## Supplied data
◇ ◇ ◇

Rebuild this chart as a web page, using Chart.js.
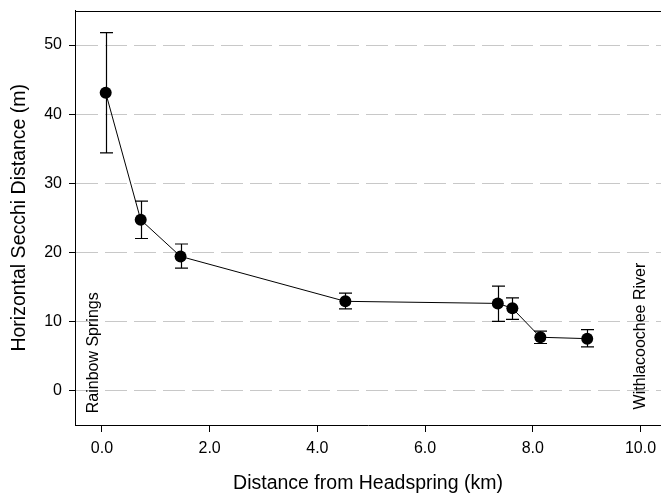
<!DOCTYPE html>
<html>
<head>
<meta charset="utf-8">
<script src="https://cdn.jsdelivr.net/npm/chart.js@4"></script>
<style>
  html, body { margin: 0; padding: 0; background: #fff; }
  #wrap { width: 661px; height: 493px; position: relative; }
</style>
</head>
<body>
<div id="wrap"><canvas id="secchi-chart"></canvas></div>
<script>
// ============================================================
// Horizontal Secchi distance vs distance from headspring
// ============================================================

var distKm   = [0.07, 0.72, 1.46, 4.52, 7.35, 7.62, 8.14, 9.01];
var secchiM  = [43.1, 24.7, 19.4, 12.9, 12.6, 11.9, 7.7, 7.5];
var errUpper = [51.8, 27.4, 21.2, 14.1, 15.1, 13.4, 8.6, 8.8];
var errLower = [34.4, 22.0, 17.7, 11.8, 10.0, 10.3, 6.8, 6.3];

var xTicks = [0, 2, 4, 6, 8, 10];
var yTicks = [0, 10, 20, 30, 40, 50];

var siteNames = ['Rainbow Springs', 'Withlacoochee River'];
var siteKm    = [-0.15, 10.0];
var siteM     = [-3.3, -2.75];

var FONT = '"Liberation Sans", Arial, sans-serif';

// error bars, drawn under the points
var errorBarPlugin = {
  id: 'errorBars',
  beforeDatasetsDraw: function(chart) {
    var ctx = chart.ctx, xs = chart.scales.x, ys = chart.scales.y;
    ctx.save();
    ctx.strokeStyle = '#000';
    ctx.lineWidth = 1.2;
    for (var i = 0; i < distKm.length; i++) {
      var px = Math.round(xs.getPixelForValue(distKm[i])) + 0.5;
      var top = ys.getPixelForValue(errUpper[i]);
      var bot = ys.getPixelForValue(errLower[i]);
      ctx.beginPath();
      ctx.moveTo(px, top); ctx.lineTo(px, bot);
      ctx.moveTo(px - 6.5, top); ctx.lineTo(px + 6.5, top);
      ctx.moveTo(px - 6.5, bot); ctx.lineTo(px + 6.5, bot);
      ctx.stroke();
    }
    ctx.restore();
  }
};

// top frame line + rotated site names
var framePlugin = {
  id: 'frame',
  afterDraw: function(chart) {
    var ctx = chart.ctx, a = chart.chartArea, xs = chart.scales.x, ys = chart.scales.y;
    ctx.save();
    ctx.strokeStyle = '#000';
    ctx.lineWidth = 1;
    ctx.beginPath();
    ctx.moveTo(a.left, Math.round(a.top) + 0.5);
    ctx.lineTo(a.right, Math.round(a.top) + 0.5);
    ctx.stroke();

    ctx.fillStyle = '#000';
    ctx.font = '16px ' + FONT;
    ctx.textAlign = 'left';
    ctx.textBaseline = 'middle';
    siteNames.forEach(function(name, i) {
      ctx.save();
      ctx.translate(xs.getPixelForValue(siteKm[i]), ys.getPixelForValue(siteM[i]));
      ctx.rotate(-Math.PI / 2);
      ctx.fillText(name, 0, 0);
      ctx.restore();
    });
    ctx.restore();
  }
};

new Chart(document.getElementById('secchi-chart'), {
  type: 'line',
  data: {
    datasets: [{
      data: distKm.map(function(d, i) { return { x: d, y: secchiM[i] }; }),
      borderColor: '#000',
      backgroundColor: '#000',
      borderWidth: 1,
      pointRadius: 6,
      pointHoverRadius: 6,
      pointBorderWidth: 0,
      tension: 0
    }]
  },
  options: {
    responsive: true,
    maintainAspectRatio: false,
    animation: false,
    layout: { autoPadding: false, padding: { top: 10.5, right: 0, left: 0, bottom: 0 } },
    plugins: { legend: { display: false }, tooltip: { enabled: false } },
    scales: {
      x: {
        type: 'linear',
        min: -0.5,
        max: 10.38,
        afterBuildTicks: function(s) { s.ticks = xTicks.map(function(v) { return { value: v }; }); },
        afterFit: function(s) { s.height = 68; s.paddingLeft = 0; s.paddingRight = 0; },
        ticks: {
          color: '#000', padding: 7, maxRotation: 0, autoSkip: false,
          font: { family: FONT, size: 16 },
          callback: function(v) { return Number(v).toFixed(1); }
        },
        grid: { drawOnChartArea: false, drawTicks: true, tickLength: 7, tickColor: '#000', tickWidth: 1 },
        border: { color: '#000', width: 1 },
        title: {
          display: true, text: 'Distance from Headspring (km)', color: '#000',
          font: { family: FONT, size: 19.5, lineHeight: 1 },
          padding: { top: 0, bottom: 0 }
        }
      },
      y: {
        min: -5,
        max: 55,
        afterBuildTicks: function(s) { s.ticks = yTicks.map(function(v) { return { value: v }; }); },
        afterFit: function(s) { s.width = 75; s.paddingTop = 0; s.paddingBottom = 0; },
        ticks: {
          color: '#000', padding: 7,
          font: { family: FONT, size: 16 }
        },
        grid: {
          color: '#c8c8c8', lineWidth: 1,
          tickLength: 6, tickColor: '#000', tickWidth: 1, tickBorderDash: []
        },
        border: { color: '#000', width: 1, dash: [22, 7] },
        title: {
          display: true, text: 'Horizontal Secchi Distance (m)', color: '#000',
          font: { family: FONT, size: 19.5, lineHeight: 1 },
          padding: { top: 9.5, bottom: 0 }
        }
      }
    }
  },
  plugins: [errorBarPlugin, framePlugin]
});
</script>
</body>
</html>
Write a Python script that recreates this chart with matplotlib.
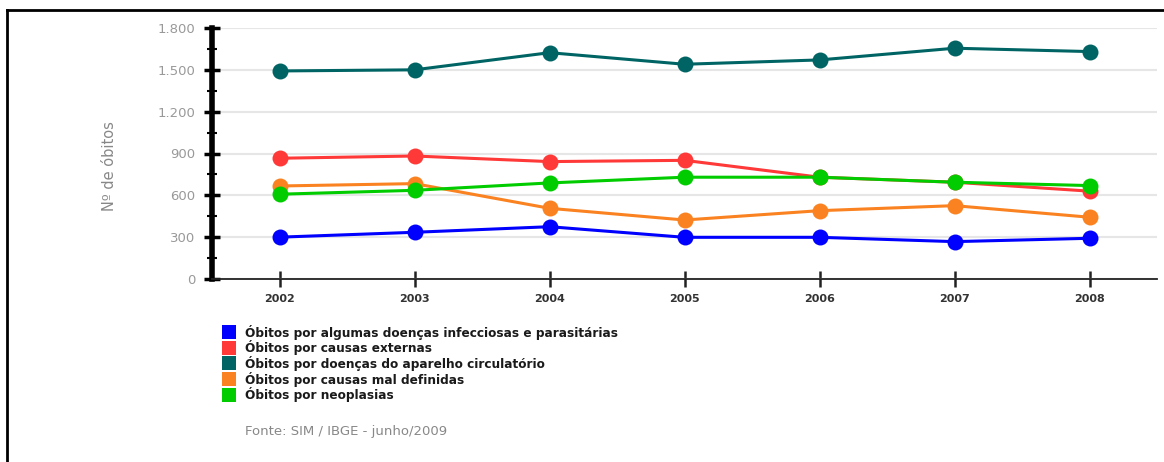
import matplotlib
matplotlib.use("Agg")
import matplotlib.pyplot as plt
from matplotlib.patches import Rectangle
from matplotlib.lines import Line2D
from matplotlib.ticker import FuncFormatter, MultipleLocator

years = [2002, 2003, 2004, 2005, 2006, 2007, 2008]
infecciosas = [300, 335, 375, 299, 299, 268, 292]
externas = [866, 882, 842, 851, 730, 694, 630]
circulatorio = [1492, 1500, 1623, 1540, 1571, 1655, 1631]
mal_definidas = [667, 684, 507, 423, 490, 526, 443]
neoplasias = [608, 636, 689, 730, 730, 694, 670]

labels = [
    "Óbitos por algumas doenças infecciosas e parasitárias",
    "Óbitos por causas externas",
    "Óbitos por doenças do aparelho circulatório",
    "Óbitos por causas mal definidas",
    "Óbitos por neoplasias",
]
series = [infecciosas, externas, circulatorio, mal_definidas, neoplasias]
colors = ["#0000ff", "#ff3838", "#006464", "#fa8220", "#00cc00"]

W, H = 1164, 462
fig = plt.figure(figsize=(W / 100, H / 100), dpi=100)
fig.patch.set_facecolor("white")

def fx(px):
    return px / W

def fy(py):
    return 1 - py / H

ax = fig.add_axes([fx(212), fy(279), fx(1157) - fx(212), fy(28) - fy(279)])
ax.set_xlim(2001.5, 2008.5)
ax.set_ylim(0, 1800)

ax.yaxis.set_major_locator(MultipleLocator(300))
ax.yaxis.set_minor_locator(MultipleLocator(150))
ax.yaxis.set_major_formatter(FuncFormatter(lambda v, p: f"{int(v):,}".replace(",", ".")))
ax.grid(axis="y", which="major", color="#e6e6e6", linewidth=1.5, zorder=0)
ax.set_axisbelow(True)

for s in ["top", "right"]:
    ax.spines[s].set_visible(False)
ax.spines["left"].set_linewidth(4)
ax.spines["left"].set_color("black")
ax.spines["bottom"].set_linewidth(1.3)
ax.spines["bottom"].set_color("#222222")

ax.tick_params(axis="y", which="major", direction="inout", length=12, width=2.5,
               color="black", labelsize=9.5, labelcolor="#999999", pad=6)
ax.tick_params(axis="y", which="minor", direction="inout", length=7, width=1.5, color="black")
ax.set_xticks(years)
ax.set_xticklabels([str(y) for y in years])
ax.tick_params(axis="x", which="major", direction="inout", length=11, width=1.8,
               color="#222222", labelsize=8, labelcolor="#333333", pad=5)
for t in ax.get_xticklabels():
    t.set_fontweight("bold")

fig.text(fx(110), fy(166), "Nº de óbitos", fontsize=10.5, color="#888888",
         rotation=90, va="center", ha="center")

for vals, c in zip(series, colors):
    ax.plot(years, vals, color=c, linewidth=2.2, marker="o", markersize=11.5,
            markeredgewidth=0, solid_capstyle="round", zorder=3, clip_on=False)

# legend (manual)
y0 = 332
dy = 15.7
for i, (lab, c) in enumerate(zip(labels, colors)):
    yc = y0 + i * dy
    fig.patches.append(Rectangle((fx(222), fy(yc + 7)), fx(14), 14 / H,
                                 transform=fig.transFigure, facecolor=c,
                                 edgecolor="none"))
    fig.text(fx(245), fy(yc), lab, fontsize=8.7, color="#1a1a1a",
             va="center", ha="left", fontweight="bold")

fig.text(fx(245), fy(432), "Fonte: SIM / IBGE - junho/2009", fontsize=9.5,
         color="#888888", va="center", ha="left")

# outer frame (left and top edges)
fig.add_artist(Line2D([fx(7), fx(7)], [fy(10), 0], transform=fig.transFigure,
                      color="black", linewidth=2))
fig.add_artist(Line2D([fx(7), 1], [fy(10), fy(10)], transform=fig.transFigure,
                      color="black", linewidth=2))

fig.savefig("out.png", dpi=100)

◇ ◇ ◇

## Task
Skip the pictures and repeat, word for word, the lines from the one containing "Write a Python" to the one containing "ax.set_ylim(0, 1800)", keeping both of those lines.

## Task answer
Write a Python script that recreates this chart with matplotlib.
import matplotlib
matplotlib.use("Agg")
import matplotlib.pyplot as plt
from matplotlib.patches import Rectangle
from matplotlib.lines import Line2D
from matplotlib.ticker import FuncFormatter, MultipleLocator

years = [2002, 2003, 2004, 2005, 2006, 2007, 2008]
infecciosas = [300, 335, 375, 299, 299, 268, 292]
externas = [866, 882, 842, 851, 730, 694, 630]
circulatorio = [1492, 1500, 1623, 1540, 1571, 1655, 1631]
mal_definidas = [667, 684, 507, 423, 490, 526, 443]
neoplasias = [608, 636, 689, 730, 730, 694, 670]

labels = [
    "Óbitos por algumas doenças infecciosas e parasitárias",
    "Óbitos por causas externas",
    "Óbitos por doenças do aparelho circulatório",
    "Óbitos por causas mal definidas",
    "Óbitos por neoplasias",
]
series = [infecciosas, externas, circulatorio, mal_definidas, neoplasias]
colors = ["#0000ff", "#ff3838", "#006464", "#fa8220", "#00cc00"]

W, H = 1164, 462
fig = plt.figure(figsize=(W / 100, H / 100), dpi=100)
fig.patch.set_facecolor("white")

def fx(px):
    return px / W

def fy(py):
    return 1 - py / H

ax = fig.add_axes([fx(212), fy(279), fx(1157) - fx(212), fy(28) - fy(279)])
ax.set_xlim(2001.5, 2008.5)
ax.set_ylim(0, 1800)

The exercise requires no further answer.